» **Stated exercise**: Search the data for the word "this" and copy every line that contains it.

* start Exercise data *

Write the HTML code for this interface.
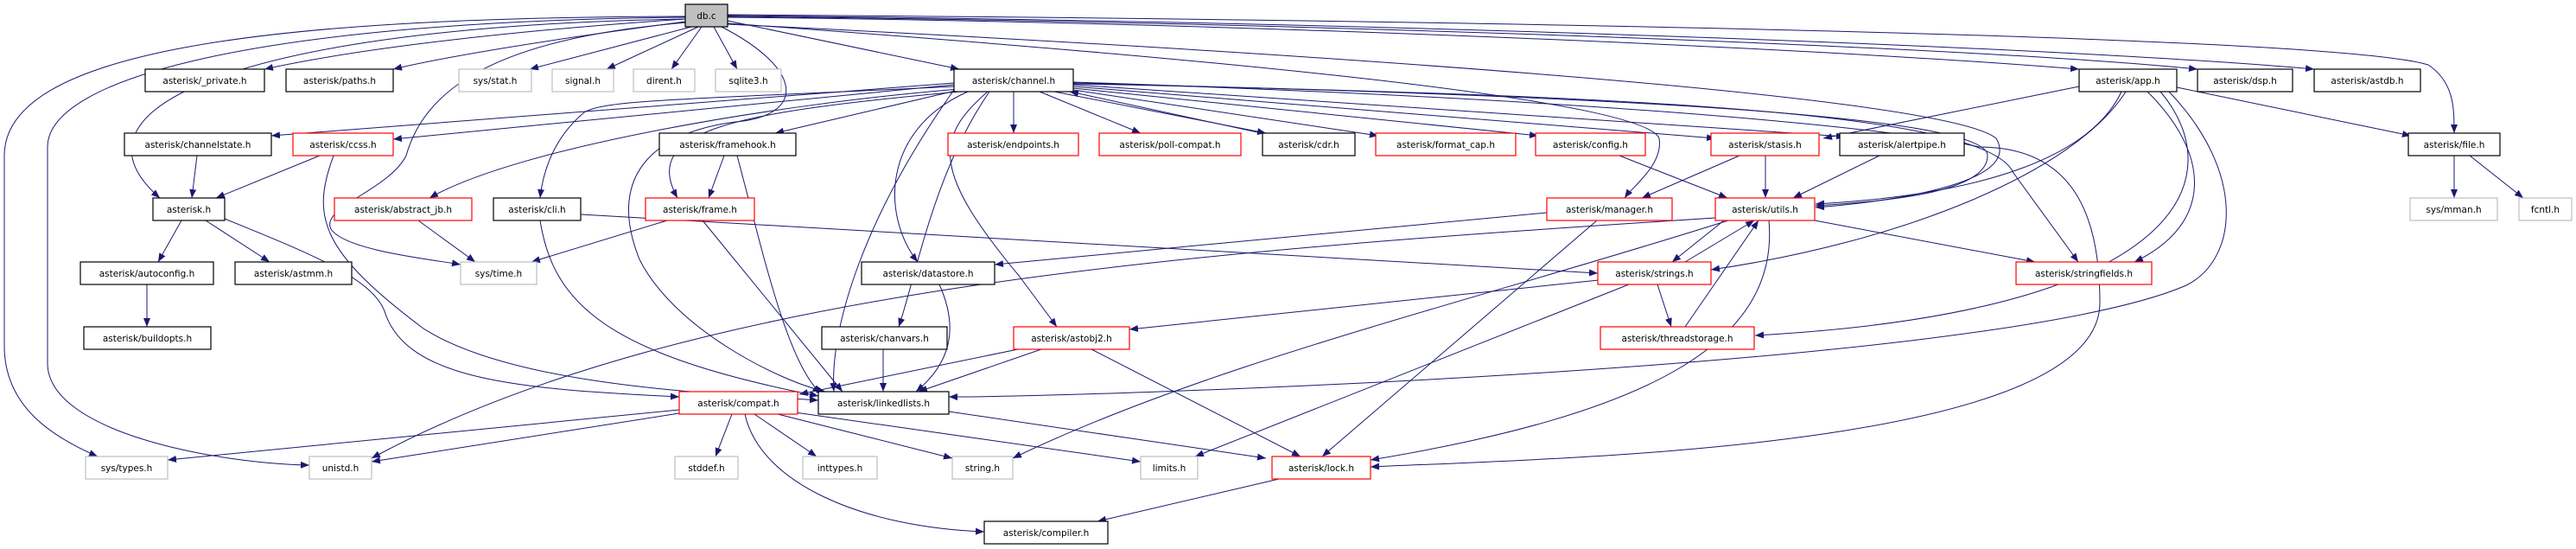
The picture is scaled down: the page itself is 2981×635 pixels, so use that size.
<!DOCTYPE html>
<html><head><meta charset="utf-8"><style>
html,body{margin:0;padding:0;background:#fff;}
svg{display:block;}
text{font-family:"DejaVu Sans","Liberation Sans",sans-serif;font-size:10.5px;fill:#000;}
.b{fill:#fff;stroke:#000;stroke-width:1.2;}
.r{fill:#fff;stroke:#ff0000;stroke-width:1.2;}
.g{fill:#fff;stroke:#bfbfbf;stroke-width:1.2;}
.e{fill:none;stroke:#191970;stroke-width:1;}
</style></head><body>
<svg width="2981" height="635" viewBox="0 0 2981 635" xmlns="http://www.w3.org/2000/svg">
<defs><marker id="a" markerWidth="10" markerHeight="8" refX="10" refY="4" orient="auto" markerUnits="userSpaceOnUse"><path d="M0,0 L10,4 L0,8 z" fill="#191970"/></marker></defs>
<g class="e" marker-end="url(#a)">
<!-- db.c -->
<path d="M793,22 C600,35 420,55 306,80"/>
<path d="M793,25 C680,40 540,60 455,80"/>
<path d="M800,31 L613,80"/>
<path d="M808,31 L702,80"/>
<path d="M812,31 L777,80"/>
<path d="M826,31 L853,80"/>
<path d="M842,24 L1110,80"/>
<path d="M842,20 C1400,25 2100,55 2406,80"/>
<path d="M842,19 C1500,25 2300,55 2543,80"/>
<path d="M842,18 C1600,25 2400,55 2678,80"/>
<path d="M842,17 C1600,22 2700,40 2810,75 C2840,95 2840,125 2840,154"/>
<path d="M793,22 C300,30 60,120 185,229"/>
<path d="M793,19 C300,20 5,60 5,180 L5,400 C5,470 60,505 113,528"/>
<path d="M793,20 C300,25 55,90 55,170 L55,420 C55,500 250,536 358,538"/>
<path d="M795,26 C560,45 490,110 470,180 C450,220 370,240 383,265 C400,290 500,300 533,306"/>
<path d="M835,31 C930,80 930,130 860,140 C760,150 700,200 740,300 C780,380 900,440 955,453"/>
<path d="M842,27 C1300,60 1900,110 1920,160 C1925,190 1890,215 1880,229"/>
<path d="M842,28 C1500,60 2250,110 2310,160 C2340,210 2200,232 2101,240"/>
<!-- channel.h -->
<path d="M1104,96 L314,157"/>
<path d="M1104,98 L455,161"/>
<path d="M1110,103 C900,120 600,170 497,229"/>
<path d="M1104,100 C800,115 700,115 676,130 C640,160 628,200 625,229"/>
<path d="M1110,106 C850,130 740,150 784,229"/>
<path d="M1110,104 L897,154"/>
<path d="M1120,106 C1020,150 1020,250 1062,303"/>
<path d="M1145,106 C1080,200 1060,320 1040,378"/>
<path d="M1143,106 C1080,160 1080,200 1180,320 L1223,378"/>
<path d="M1104,104 C1000,250 960,380 965,453"/>
<path d="M1173,106 L1173,154"/>
<path d="M1203,106 L1320,154"/>
<path d="M1220,106 L1465,154"/>
<path d="M1460,154 L1238,106"/>
<path d="M1242,104 L1595,157"/>
<path d="M1242,102 L1780,157"/>
<path d="M1242,100 L1985,160"/>
<path d="M1242,98 L2135,158"/>
<path d="M1242,96 C1800,110 2300,130 2300,180 C2300,220 2200,232 2101,238"/>
<path d="M1242,97 C1900,110 2300,130 2330,200 L2405,303"/>
<path d="M1242,95 C2000,120 2250,160 2290,170 C2400,170 2430,250 2430,350 C2430,520 1800,530 1586,540"/>
<!-- others -->
<path d="M228,180 L222,229"/>
<path d="M370,180 L250,229"/>
<path d="M386,180 C360,250 370,290 490,380 C600,450 850,456 947,463"/>
<path d="M210,255 L183,303"/>
<path d="M238,255 L312,303"/>
<path d="M260,253 C350,290 430,320 445,360 C470,440 600,450 786,459"/>
<path d="M170,329 L170,378"/>
<path d="M484,255 L550,303"/>
<path d="M772,255 L615,303"/>
<path d="M813,255 L975,453"/>
<path d="M838,180 L820,229"/>
<path d="M853,180 C880,280 910,420 950,455"/>
<path d="M625,255 C640,350 700,410 947,458"/>
<path d="M672,248 L1849,316"/>
<path d="M1874,180 L1999,229"/>
<path d="M2013,180 L1900,229"/>
<path d="M2043,180 L2043,229"/>
<path d="M2175,180 L2075,229"/>
<path d="M1790,246 L1151,306"/>
<path d="M1848,255 L1530,528"/>
<path d="M1995,255 L1935,303"/>
<path d="M1950,303 L2030,255"/>
<path d="M2100,255 L2355,303"/>
<path d="M2047,255 C2060,400 1900,480 1586,532"/>
<path d="M1985,252 C1400,290 800,330 430,530"/>
<path d="M2000,255 C1700,350 1400,420 1172,530"/>
<path d="M1850,324 L1307,381"/>
<path d="M1918,329 L1934,378"/>
<path d="M1885,329 L1383,528"/>
<path d="M1950,378 L2035,255"/>
<path d="M2406,100 L2110,160"/>
<path d="M2455,106 C2420,180 2300,225 2101,236"/>
<path d="M2460,106 C2400,200 2200,280 1980,312"/>
<path d="M2485,106 C2560,180 2560,260 2470,303"/>
<path d="M2500,106 C2580,200 2540,360 2031,388"/>
<path d="M2510,106 C2600,200 2590,300 2530,330 C2300,430 1200,460 1098,459"/>
<path d="M2519,101 L2790,157"/>
<path d="M2840,180 L2840,229"/>
<path d="M2858,180 L2920,229"/>
<path d="M1087,329 C1110,380 1100,420 1060,453"/>
<path d="M1022,404 L1022,453"/>
<path d="M1178,404 L925,456"/>
<path d="M1205,404 L1063,453"/>
<path d="M1263,404 L1505,528"/>
<path d="M1098,476 L1465,530"/>
<path d="M786,474 L194,532"/>
<path d="M786,478 L430,534"/>
<path d="M847,479 L828,528"/>
<path d="M873,479 L945,528"/>
<path d="M900,479 L1102,530"/>
<path d="M920,477 L1320,534"/>
<path d="M862,479 C880,560 1000,610 1139,615"/>
<path d="M1480,554 L1270,603"/>
</g>
<!-- nodes -->
<g>
<rect x="793" y="5" width="49" height="26" fill="#bfbfbf" stroke="#000" stroke-width="1.2"/><text x="817.5" y="22" text-anchor="middle">db.c</text>
<rect class="b" x="168" y="80" width="138" height="26"/><text x="237" y="97" text-anchor="middle">asterisk/_private.h</text>
<rect class="b" x="331" y="80" width="124" height="26"/><text x="393" y="97" text-anchor="middle">asterisk/paths.h</text>
<rect class="g" x="531" y="80" width="84" height="26"/><text x="573" y="97" text-anchor="middle">sys/stat.h</text>
<rect class="g" x="639" y="80" width="71" height="26"/><text x="674.5" y="97" text-anchor="middle">signal.h</text>
<rect class="g" x="733" y="80" width="71" height="26"/><text x="768.5" y="97" text-anchor="middle">dirent.h</text>
<rect class="g" x="828" y="80" width="76" height="26"/><text x="866" y="97" text-anchor="middle">sqlite3.h</text>
<rect class="b" x="1104" y="80" width="138" height="26"/><text x="1173" y="97" text-anchor="middle">asterisk/channel.h</text>
<rect class="b" x="2406" y="80" width="113" height="26"/><text x="2462.5" y="97" text-anchor="middle">asterisk/app.h</text>
<rect class="b" x="2543" y="80" width="110" height="26"/><text x="2598" y="97" text-anchor="middle">asterisk/dsp.h</text>
<rect class="b" x="2678" y="80" width="123" height="26"/><text x="2739.5" y="97" text-anchor="middle">asterisk/astdb.h</text>

<rect class="b" x="144" y="154" width="170" height="26"/><text x="229" y="171" text-anchor="middle">asterisk/channelstate.h</text>
<rect class="r" x="339" y="154" width="116" height="26"/><text x="397" y="171" text-anchor="middle">asterisk/ccss.h</text>
<rect class="b" x="763" y="154" width="158" height="26"/><text x="842" y="171" text-anchor="middle">asterisk/framehook.h</text>
<rect class="r" x="1097" y="154" width="151" height="26"/><text x="1172.5" y="171" text-anchor="middle">asterisk/endpoints.h</text>
<rect class="r" x="1272" y="154" width="164" height="26"/><text x="1354" y="171" text-anchor="middle">asterisk/poll-compat.h</text>
<rect class="b" x="1461" y="154" width="107" height="26"/><text x="1514.5" y="171" text-anchor="middle">asterisk/cdr.h</text>
<rect class="r" x="1592" y="154" width="162" height="26"/><text x="1673" y="171" text-anchor="middle">asterisk/format_cap.h</text>
<rect class="r" x="1777" y="154" width="127" height="26"/><text x="1840.5" y="171" text-anchor="middle">asterisk/config.h</text>
<rect class="r" x="1980" y="154" width="125" height="26"/><text x="2042.5" y="171" text-anchor="middle">asterisk/stasis.h</text>
<rect class="b" x="2129" y="154" width="144" height="26"/><text x="2201" y="171" text-anchor="middle">asterisk/alertpipe.h</text>
<rect class="b" x="2787" y="154" width="106" height="26"/><text x="2840" y="171" text-anchor="middle">asterisk/file.h</text>

<rect class="b" x="177" y="229" width="83" height="26"/><text x="218.5" y="246" text-anchor="middle">asterisk.h</text>
<rect class="r" x="387" y="229" width="159" height="26"/><text x="466.5" y="246" text-anchor="middle">asterisk/abstract_jb.h</text>
<rect class="b" x="571" y="229" width="101" height="26"/><text x="621.5" y="246" text-anchor="middle">asterisk/cli.h</text>
<rect class="r" x="747" y="229" width="126" height="26"/><text x="810" y="246" text-anchor="middle">asterisk/frame.h</text>
<rect class="r" x="1790" y="229" width="145" height="26"/><text x="1862.5" y="246" text-anchor="middle">asterisk/manager.h</text>
<rect class="r" x="1985" y="229" width="115" height="26"/><text x="2042.5" y="246" text-anchor="middle">asterisk/utils.h</text>
<rect class="g" x="2789" y="229" width="101" height="26"/><text x="2839.5" y="246" text-anchor="middle">sys/mman.h</text>
<rect class="g" x="2915" y="229" width="61" height="26"/><text x="2945.5" y="246" text-anchor="middle">fcntl.h</text>

<rect class="b" x="93" y="303" width="154" height="26"/><text x="170" y="320" text-anchor="middle">asterisk/autoconfig.h</text>
<rect class="b" x="272" y="303" width="135" height="26"/><text x="339.5" y="320" text-anchor="middle">asterisk/astmm.h</text>
<rect class="g" x="533" y="303" width="88" height="26"/><text x="577" y="320" text-anchor="middle">sys/time.h</text>
<rect class="b" x="997" y="303" width="154" height="26"/><text x="1074" y="320" text-anchor="middle">asterisk/datastore.h</text>
<rect class="r" x="1849" y="303" width="131" height="26"/><text x="1914.5" y="320" text-anchor="middle">asterisk/strings.h</text>
<rect class="r" x="2333" y="303" width="157" height="26"/><text x="2411.5" y="320" text-anchor="middle">asterisk/stringfields.h</text>

<rect class="b" x="97" y="378" width="147" height="26"/><text x="170.5" y="395" text-anchor="middle">asterisk/buildopts.h</text>
<rect class="b" x="951" y="378" width="145" height="26"/><text x="1023.5" y="395" text-anchor="middle">asterisk/chanvars.h</text>
<rect class="r" x="1173" y="378" width="134" height="26"/><text x="1240" y="395" text-anchor="middle">asterisk/astobj2.h</text>
<rect class="r" x="1852" y="378" width="178" height="26"/><text x="1941" y="395" text-anchor="middle">asterisk/threadstorage.h</text>

<rect class="r" x="786" y="453" width="137" height="26"/><text x="854.5" y="470" text-anchor="middle">asterisk/compat.h</text>
<rect class="b" x="947" y="453" width="151" height="26"/><text x="1022.5" y="470" text-anchor="middle">asterisk/linkedlists.h</text>

<rect class="g" x="99" y="528" width="95" height="26"/><text x="146.5" y="545" text-anchor="middle">sys/types.h</text>
<rect class="g" x="358" y="528" width="72" height="26"/><text x="394" y="545" text-anchor="middle">unistd.h</text>
<rect class="g" x="781" y="528" width="73" height="26"/><text x="817.5" y="545" text-anchor="middle">stddef.h</text>
<rect class="g" x="929" y="528" width="86" height="26"/><text x="972" y="545" text-anchor="middle">inttypes.h</text>
<rect class="g" x="1102" y="528" width="70" height="26"/><text x="1137" y="545" text-anchor="middle">string.h</text>
<rect class="g" x="1320" y="528" width="66" height="26"/><text x="1353" y="545" text-anchor="middle">limits.h</text>
<rect class="r" x="1472" y="528" width="114" height="26"/><text x="1529" y="545" text-anchor="middle">asterisk/lock.h</text>
<rect class="b" x="1139" y="603" width="143" height="26"/><text x="1210.5" y="620" text-anchor="middle">asterisk/compiler.h</text>
</g>
</svg>
</body></html>
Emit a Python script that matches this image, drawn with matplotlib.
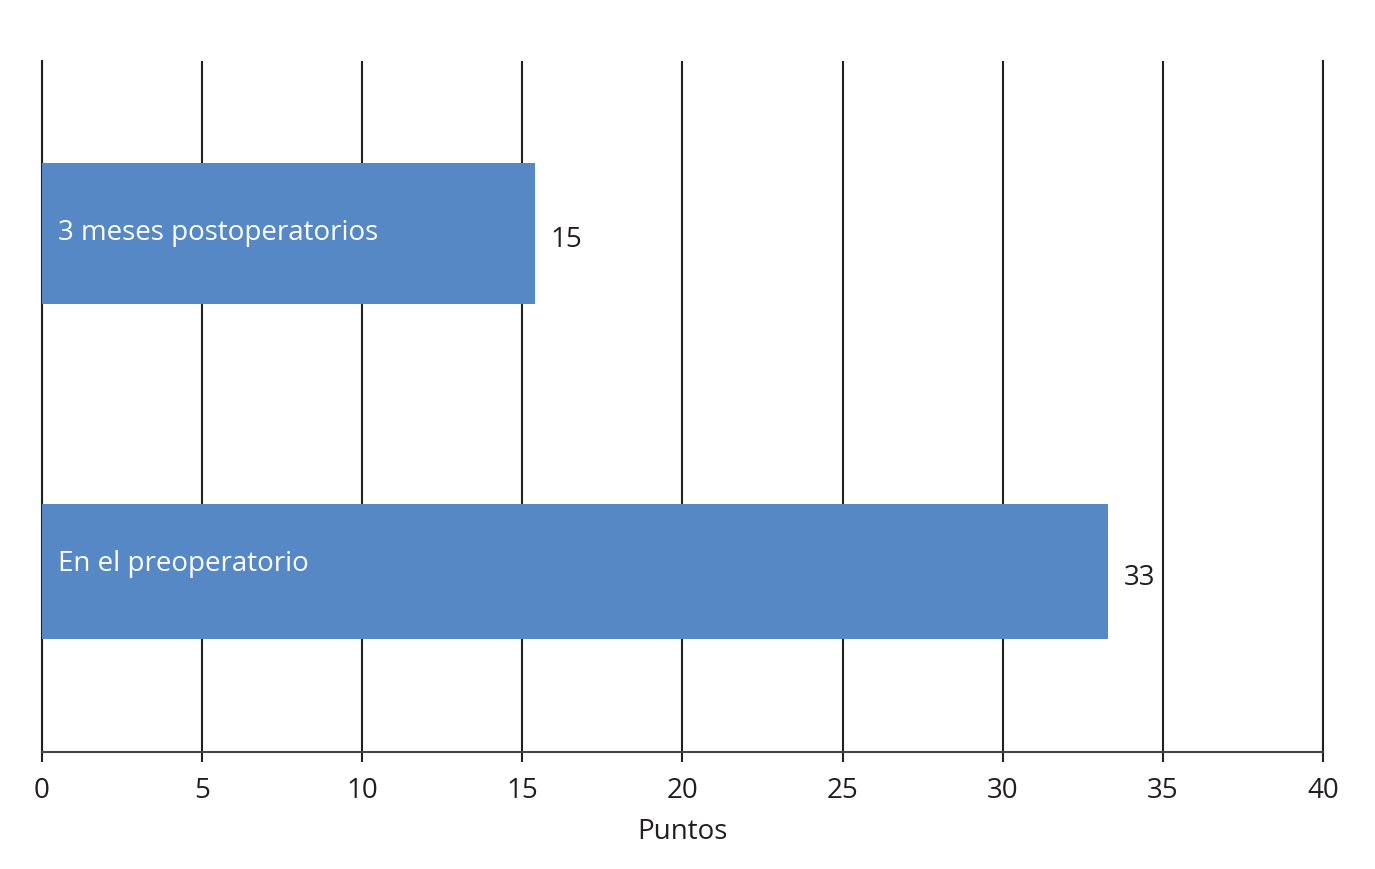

* end Exercise data *

» **Result**:
Write the HTML code for this interface.
Emit a Python script that matches this image, drawn with matplotlib.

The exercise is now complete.